Match Scenario and Prediction

Game 7 will be ugly, deliberate, and profoundly tense. The first quarter will be defined by nerves: expect missed layups, over-rotations, and at least three shot-clock violations. Neither team shoots above 40% from the field in the opening 12 minutes. The Knicks will try to establish Robinson early with dump-offs. The Cavaliers will look to get Allen moving baseline. The critical swing will come midway through the second quarter, when Thibodeau shortens his rotation to six players (Brunson, Hart, Randle, Robinson, RJ Barrett, and Immanuel Quickley). Bickerstaff will counter with a small-ball lineup of Mitchell, Garland, LeVert, Mobley, and Cedi Osman, hoping to stretch the floor. That five-minute stretch before halftime will decide the game’s pace. If Cleveland hits three triples, the Knicks’ defense breaks. If they miss, New York’s transition push puts them up by 8-10.

In the fourth quarter, clutch execution will rule. Brunson is shooting 51% in “clutch time” (last five minutes, margin within 5 points) this postseason. Mitchell is at 43% but on higher volume. The difference will be offensive rebounding. I predict the Knicks grab seven offensive boards in the second half, creating enough second-chance points to survive Cleveland’s perimeter shooting. Final score: Knicks 101, Cavaliers 96. Total points UNDER (projected line 203.5). New York covers the small spread (-2.5). Randle finally delivers a 25-point, 10-rebound game after three quiet outings.

Final Thoughts

This game will answer one brutal question: is playoff basketball still won through sheer physical will and offensive glass dominance, or has the league fully transitioned to spacing, rim protection, and guard creativity?
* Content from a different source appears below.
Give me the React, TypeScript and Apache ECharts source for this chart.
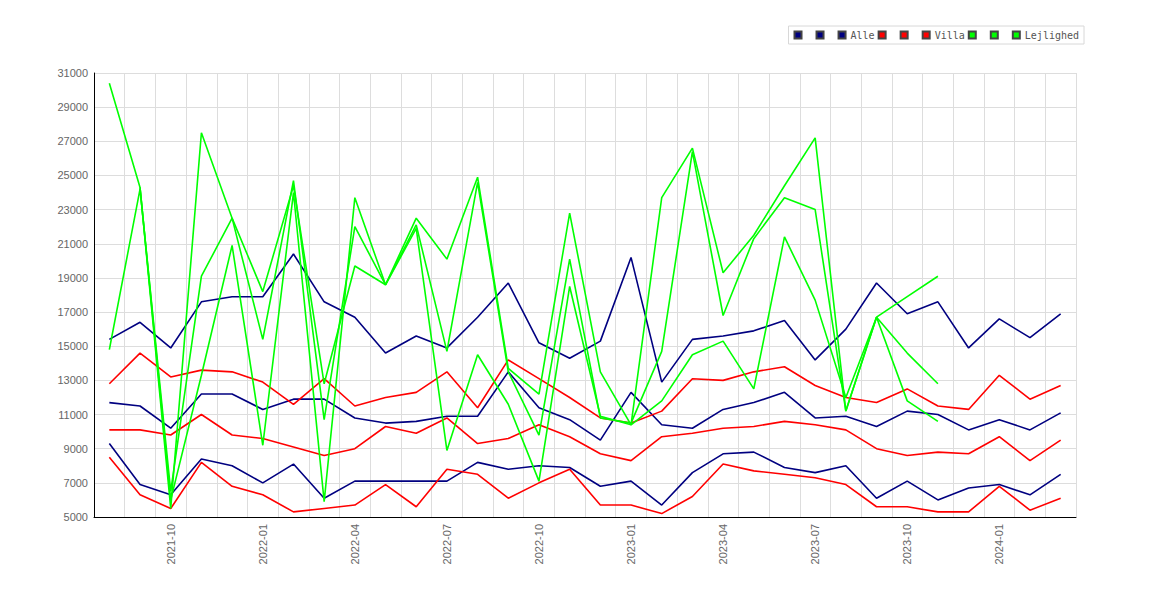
import { useEffect, useRef } from 'react';
import * as echarts from 'echarts';

const months = [
  '2021-08', '2021-09', '2021-10', '2021-11', '2021-12',
  '2022-01', '2022-02', '2022-03', '2022-04', '2022-05', '2022-06',
  '2022-07', '2022-08', '2022-09', '2022-10', '2022-11', '2022-12',
  '2023-01', '2023-02', '2023-03', '2023-04', '2023-05', '2023-06',
  '2023-07', '2023-08', '2023-09', '2023-10', '2023-11', '2023-12',
  '2024-01', '2024-02', '2024-03',
];

const alleHigh = [15400, 16400, 14900, 17600, 17900, 17900, 20400, 17600, 16700, 14600, 15600, 14900, 16700, 18700, 15200, 14300, 15300, 20200, 12900, 15400, 15600, 15900, 16500, 14200, 16000, 18700, 16900, 17600, 14900, 16600, 15500, 16900];
const alleMid = [11700, 11500, 10200, 12200, 12200, 11300, 11900, 11900, 10800, 10500, 10600, 10900, 10900, 13500, 11400, 10700, 9500, 12300, 10400, 10200, 11300, 11700, 12300, 10800, 10900, 10300, 11200, 11000, 10100, 10700, 10100, 11100];
const alleLow = [9300, 6900, 6300, 8400, 8000, 7000, 8100, 6100, 7100, 7100, 7100, 7100, 8200, 7800, 8000, 7900, 6800, 7100, 5700, 7600, 8700, 8800, 7900, 7600, 8000, 6100, 7100, 6000, 6700, 6900, 6300, 7500];

const villaHigh = [12800, 14600, 13200, 13600, 13500, 12900, 11600, 13100, 11500, 12000, 12300, 13500, 11400, 14200, 13100, 12000, 10800, 10500, 11200, 13100, 13000, 13500, 13800, 12700, 12000, 11700, 12500, 11500, 11300, 13300, 11900, 12700];
const villaMid = [10100, 10100, 9800, 11000, 9800, 9600, 9100, 8600, 9000, 10300, 9900, 10800, 9300, 9600, 10400, 9700, 8700, 8300, 9700, 9900, 10200, 10300, 10600, 10400, 10100, 9000, 8600, 8800, 8700, 9700, 8300, 9500];
const villaLow = [8500, 6300, 5500, 8200, 6800, 6300, 5300, 5500, 5700, 6900, 5600, 7800, 7500, 6100, 7000, 7800, 5700, 5700, 5200, 6200, 8100, 7700, 7500, 7300, 6900, 5600, 5600, 5300, 5300, 6800, 5400, 6100];

const lejA = [30400, 24300, 5500, 27500, 22500, 18200, 24400, 12800, 19700, 18600, 22500, 20100, 24900, 13700, 12200, 22800, 13500, 10400, 23700, 26600, 19300, 21500, 24400, 27200, 11200, 16700, 17900, 19100, null, null, null, null];
const lejB = [14800, 24200, 6500, 19100, 22500, 15400, 24700, 10700, 22000, 18600, 22100, 14700, 24600, 13500, 9800, 20100, 10800, 10500, 14700, 26400, 16800, 21300, 23700, 23000, 11200, 16700, 14600, 12800, null, null, null, null];
const lejC = [null, 24300, 6000, 13300, 20900, 9200, 24000, 5900, 23700, 18600, 21900, 8900, 14500, 11600, 7100, 18500, 10900, 10400, 11800, 14500, 15300, 12500, 21400, 17700, 12000, 16700, 11800, 10600, null, null, null, null];

const NAVY = '#000080';
const RED = '#ff0000';
const LIME = '#00ff00';

// named groups; only the third line of each group shows its name in the legend
const groups = [
  { label: 'Alle', color: NAVY, lines: [alleHigh, alleMid, alleLow] },
  { label: 'Villa', color: RED, lines: [villaHigh, villaMid, villaLow] },
  { label: 'Lejlighed', color: LIME, lines: [lejA, lejB, lejC] },
];

const App = () => {
  const chartRef = useRef<HTMLDivElement>(null);

  useEffect(() => {
    if (!chartRef.current) return;
    const chart = echarts.init(chartRef.current, null, { renderer: 'svg' });

    const series: any[] = [];
    groups.forEach((g) => {
      g.lines.forEach((data, i) => {
        series.push({
          name: i === 2 ? g.label : `_${g.label}${i}`,
          type: 'line',
          data,
          color: g.color,
          showSymbol: false,
          lineStyle: { width: 1.6, color: g.color },
          itemStyle: { color: g.color, borderColor: '#444', borderWidth: 1 },
        });
      });
    });

    chart.setOption({
      animation: false,
      textStyle: { fontFamily: 'Liberation Sans' },
      legend: {
        right: 86,
        top: 26,
        padding: [4, 5],
        borderColor: '#d8d8d8',
        borderWidth: 1,
        icon: 'rect',
        itemWidth: 7,
        itemHeight: 7,
        itemGap: 3,
        textStyle: { fontFamily: 'DejaVu Sans Mono', fontSize: 10, color: '#555' },
        formatter: (name: string) => (name.startsWith('_') ? ' ' : name),
        data: series.map((s) => s.name),
      },
      grid: { left: 94, right: 94, top: 73, bottom: 83, containLabel: false },
      xAxis: {
        type: 'category',
        data: months,
        boundaryGap: true,
        axisLine: { lineStyle: { color: '#000', width: 1 } },
        axisTick: { show: false },
        axisLabel: {
          interval: (index: number) => index % 3 === 2,
          rotate: 90,
          fontSize: 11,
          color: '#666',
          margin: 7,
        },
        splitLine: { show: true, interval: 0, lineStyle: { color: '#dddddd', width: 1 } },
      },
      yAxis: {
        type: 'value',
        min: 5000,
        max: 31000,
        interval: 2000,
        axisLine: { show: true, lineStyle: { color: '#000', width: 1 } },
        axisTick: { show: false },
        axisLabel: { fontSize: 11, color: '#666', margin: 6, formatter: (v: number) => String(v) },
        splitLine: { show: true, lineStyle: { color: '#dddddd', width: 1 } },
      },
      series,
    });

    return () => {
      chart.dispose();
    };
  }, []);

  return (
    <div
      ref={chartRef}
      style={{ position: 'absolute', left: 0, top: 0, width: '1170px', height: '600px', background: '#fff' }}
    />
  );
};

export default App;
The Knicks represent the past; the Cavaliers, the present. On a silent May night in Cleveland, as the ball goes up for the final time, we will discover whether the ghost of 1990s Knicks basketball can still haunt a modern roster. The victor earns a date with the Miami Heat or Boston Celtics. The loser faces an offseason of “what if.” Bring your mouthguard. This is Game 7.